> [WHAT IS NEEDED]
Look at the data below and print exactly the lines from its first line through the line with "0.165, 0.125, 0.11, 0.08, 0.08];"; the pictures stay out of the copy.

> [INFORMATION SHOWN]
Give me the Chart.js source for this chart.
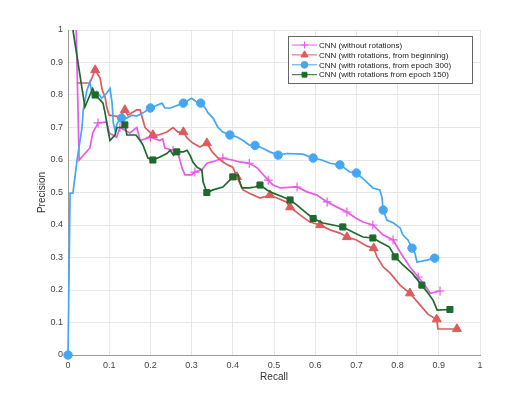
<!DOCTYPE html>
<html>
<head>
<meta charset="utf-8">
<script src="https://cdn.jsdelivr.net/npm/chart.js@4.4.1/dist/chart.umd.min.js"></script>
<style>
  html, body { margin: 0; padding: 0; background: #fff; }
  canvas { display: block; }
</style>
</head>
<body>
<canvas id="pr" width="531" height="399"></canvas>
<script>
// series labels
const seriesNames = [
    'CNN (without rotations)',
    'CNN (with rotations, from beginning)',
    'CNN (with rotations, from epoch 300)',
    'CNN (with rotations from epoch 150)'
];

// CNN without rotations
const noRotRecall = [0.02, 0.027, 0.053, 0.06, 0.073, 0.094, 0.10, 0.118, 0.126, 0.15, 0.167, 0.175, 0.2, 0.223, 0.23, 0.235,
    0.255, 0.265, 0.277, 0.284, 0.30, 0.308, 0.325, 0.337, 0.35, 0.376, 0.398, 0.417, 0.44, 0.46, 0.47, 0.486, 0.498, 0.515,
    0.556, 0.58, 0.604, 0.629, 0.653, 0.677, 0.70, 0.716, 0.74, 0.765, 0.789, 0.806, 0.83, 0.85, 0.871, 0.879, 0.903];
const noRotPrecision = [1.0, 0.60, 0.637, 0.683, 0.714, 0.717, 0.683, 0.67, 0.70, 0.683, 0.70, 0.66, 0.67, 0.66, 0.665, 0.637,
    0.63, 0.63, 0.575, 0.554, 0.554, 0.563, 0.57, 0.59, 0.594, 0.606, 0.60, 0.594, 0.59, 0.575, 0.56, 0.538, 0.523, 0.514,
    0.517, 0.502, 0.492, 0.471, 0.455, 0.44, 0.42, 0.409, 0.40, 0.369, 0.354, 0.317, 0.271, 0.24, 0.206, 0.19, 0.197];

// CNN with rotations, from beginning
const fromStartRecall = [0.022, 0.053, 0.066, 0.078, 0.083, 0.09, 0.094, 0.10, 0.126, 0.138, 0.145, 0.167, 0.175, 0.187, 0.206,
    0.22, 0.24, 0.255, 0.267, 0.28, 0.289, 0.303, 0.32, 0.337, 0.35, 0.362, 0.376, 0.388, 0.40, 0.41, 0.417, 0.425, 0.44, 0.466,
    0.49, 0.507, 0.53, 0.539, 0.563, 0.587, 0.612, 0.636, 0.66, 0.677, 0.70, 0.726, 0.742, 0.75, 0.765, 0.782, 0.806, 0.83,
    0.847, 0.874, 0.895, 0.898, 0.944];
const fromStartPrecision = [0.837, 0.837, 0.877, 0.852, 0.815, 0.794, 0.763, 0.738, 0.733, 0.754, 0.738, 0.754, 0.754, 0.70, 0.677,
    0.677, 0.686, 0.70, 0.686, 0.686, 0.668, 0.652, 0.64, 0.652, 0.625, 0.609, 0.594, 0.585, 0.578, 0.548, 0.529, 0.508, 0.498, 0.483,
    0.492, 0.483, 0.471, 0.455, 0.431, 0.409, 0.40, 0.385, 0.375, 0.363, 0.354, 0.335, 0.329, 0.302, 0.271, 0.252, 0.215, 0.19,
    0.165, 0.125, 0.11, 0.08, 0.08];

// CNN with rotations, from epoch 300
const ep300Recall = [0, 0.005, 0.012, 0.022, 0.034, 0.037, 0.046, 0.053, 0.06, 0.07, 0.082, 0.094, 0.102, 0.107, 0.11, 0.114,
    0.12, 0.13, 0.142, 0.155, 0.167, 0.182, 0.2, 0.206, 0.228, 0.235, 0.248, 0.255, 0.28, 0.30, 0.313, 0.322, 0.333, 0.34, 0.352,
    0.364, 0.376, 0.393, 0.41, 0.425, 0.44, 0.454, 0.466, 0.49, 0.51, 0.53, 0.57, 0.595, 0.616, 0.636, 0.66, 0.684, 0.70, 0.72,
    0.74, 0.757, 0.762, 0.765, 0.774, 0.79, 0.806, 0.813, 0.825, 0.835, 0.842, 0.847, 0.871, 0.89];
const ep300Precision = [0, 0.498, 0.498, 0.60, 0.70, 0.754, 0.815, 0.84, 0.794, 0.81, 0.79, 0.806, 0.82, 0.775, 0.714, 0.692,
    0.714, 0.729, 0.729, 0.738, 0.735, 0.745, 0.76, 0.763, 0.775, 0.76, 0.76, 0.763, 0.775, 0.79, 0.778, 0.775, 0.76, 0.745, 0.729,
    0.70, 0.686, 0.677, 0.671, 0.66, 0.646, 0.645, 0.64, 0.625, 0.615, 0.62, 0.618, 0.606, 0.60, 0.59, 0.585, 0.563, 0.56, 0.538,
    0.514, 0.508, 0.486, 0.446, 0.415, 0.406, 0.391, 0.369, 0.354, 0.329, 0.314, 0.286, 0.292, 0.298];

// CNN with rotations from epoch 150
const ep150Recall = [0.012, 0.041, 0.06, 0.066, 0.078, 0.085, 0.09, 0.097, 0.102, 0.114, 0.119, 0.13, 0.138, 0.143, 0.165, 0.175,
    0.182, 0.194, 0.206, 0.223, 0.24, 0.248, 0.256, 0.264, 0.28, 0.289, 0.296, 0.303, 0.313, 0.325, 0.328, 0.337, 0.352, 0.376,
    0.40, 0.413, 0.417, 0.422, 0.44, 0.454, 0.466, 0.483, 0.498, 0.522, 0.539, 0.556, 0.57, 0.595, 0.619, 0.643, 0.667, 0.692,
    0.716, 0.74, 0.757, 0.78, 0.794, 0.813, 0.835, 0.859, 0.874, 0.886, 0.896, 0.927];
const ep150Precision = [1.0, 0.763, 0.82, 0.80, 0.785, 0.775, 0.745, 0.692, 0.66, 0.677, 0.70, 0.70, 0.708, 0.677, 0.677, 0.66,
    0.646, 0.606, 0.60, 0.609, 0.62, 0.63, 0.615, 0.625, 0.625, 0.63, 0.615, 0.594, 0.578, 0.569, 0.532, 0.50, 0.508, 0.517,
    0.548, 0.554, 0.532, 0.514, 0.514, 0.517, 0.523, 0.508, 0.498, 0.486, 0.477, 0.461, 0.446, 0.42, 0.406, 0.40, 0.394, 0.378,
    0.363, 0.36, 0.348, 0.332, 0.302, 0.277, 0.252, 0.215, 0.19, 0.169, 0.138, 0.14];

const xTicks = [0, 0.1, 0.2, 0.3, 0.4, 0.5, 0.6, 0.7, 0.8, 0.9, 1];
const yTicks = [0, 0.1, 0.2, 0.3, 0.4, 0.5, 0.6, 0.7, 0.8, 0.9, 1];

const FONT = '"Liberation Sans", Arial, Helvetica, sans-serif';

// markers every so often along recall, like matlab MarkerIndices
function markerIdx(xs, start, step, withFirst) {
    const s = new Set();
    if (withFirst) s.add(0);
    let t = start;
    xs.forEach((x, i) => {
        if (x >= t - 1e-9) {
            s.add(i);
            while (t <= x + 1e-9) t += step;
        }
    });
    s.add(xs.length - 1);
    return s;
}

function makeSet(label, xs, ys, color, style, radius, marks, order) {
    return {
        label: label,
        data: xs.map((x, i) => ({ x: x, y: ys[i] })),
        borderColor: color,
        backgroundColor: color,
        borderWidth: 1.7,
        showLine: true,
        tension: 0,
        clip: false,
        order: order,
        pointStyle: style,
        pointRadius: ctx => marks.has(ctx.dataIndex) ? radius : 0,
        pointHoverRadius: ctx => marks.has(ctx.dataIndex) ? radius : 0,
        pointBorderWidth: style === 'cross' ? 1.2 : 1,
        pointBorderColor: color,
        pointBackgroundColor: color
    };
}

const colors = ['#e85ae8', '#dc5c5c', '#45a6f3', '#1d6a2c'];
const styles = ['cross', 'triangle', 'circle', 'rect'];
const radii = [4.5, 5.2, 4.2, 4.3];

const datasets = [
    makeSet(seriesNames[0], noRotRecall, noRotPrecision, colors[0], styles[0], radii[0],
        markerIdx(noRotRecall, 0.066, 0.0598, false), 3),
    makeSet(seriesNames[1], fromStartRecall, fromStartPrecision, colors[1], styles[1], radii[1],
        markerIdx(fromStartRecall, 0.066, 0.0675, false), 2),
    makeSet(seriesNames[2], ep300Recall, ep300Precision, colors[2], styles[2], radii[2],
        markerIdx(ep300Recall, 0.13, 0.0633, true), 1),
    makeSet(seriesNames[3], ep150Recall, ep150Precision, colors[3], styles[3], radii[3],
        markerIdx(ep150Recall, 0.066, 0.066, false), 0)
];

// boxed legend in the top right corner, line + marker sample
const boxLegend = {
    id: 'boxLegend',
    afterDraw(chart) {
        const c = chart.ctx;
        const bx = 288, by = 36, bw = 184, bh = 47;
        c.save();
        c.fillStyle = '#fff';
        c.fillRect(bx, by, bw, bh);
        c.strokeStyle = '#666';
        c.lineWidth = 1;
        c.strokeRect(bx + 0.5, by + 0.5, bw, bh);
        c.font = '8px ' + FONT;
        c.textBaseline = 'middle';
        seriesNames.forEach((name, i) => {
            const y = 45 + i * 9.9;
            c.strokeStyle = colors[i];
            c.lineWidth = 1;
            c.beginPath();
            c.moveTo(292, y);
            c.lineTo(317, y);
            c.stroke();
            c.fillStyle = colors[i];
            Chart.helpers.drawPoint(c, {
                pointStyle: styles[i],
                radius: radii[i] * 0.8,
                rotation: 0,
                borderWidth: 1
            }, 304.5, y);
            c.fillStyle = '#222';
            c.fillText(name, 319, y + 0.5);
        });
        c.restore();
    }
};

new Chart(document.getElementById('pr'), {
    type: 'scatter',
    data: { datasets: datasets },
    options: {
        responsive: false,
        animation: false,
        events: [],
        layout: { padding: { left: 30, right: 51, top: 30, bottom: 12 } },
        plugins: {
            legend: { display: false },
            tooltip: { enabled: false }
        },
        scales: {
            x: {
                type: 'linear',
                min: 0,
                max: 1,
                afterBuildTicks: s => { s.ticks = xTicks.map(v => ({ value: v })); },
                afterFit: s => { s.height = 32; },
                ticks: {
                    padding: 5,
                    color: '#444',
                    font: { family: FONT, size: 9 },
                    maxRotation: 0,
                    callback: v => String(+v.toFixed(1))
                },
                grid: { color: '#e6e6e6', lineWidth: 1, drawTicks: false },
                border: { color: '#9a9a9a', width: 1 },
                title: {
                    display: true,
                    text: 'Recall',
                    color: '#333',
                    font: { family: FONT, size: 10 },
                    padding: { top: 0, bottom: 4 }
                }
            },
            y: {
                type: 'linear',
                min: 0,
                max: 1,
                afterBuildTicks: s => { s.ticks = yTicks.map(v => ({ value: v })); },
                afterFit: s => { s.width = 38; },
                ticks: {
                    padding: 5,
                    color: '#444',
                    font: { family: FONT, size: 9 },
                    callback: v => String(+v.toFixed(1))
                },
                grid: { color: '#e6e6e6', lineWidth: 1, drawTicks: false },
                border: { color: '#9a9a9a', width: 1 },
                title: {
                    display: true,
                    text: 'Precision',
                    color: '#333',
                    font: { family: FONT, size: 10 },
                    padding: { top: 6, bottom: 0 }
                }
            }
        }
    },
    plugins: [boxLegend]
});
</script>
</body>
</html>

> [COMPLETED EXERCISE]
Give me the Chart.js source for this chart.
<!DOCTYPE html>
<html>
<head>
<meta charset="utf-8">
<script src="https://cdn.jsdelivr.net/npm/chart.js@4.4.1/dist/chart.umd.min.js"></script>
<style>
  html, body { margin: 0; padding: 0; background: #fff; }
  canvas { display: block; }
</style>
</head>
<body>
<canvas id="pr" width="531" height="399"></canvas>
<script>
// series labels
const seriesNames = [
    'CNN (without rotations)',
    'CNN (with rotations, from beginning)',
    'CNN (with rotations, from epoch 300)',
    'CNN (with rotations from epoch 150)'
];

// CNN without rotations
const noRotRecall = [0.02, 0.027, 0.053, 0.06, 0.073, 0.094, 0.10, 0.118, 0.126, 0.15, 0.167, 0.175, 0.2, 0.223, 0.23, 0.235,
    0.255, 0.265, 0.277, 0.284, 0.30, 0.308, 0.325, 0.337, 0.35, 0.376, 0.398, 0.417, 0.44, 0.46, 0.47, 0.486, 0.498, 0.515,
    0.556, 0.58, 0.604, 0.629, 0.653, 0.677, 0.70, 0.716, 0.74, 0.765, 0.789, 0.806, 0.83, 0.85, 0.871, 0.879, 0.903];
const noRotPrecision = [1.0, 0.60, 0.637, 0.683, 0.714, 0.717, 0.683, 0.67, 0.70, 0.683, 0.70, 0.66, 0.67, 0.66, 0.665, 0.637,
    0.63, 0.63, 0.575, 0.554, 0.554, 0.563, 0.57, 0.59, 0.594, 0.606, 0.60, 0.594, 0.59, 0.575, 0.56, 0.538, 0.523, 0.514,
    0.517, 0.502, 0.492, 0.471, 0.455, 0.44, 0.42, 0.409, 0.40, 0.369, 0.354, 0.317, 0.271, 0.24, 0.206, 0.19, 0.197];

// CNN with rotations, from beginning
const fromStartRecall = [0.022, 0.053, 0.066, 0.078, 0.083, 0.09, 0.094, 0.10, 0.126, 0.138, 0.145, 0.167, 0.175, 0.187, 0.206,
    0.22, 0.24, 0.255, 0.267, 0.28, 0.289, 0.303, 0.32, 0.337, 0.35, 0.362, 0.376, 0.388, 0.40, 0.41, 0.417, 0.425, 0.44, 0.466,
    0.49, 0.507, 0.53, 0.539, 0.563, 0.587, 0.612, 0.636, 0.66, 0.677, 0.70, 0.726, 0.742, 0.75, 0.765, 0.782, 0.806, 0.83,
    0.847, 0.874, 0.895, 0.898, 0.944];
const fromStartPrecision = [0.837, 0.837, 0.877, 0.852, 0.815, 0.794, 0.763, 0.738, 0.733, 0.754, 0.738, 0.754, 0.754, 0.70, 0.677,
    0.677, 0.686, 0.70, 0.686, 0.686, 0.668, 0.652, 0.64, 0.652, 0.625, 0.609, 0.594, 0.585, 0.578, 0.548, 0.529, 0.508, 0.498, 0.483,
    0.492, 0.483, 0.471, 0.455, 0.431, 0.409, 0.40, 0.385, 0.375, 0.363, 0.354, 0.335, 0.329, 0.302, 0.271, 0.252, 0.215, 0.19,
    0.165, 0.125, 0.11, 0.08, 0.08];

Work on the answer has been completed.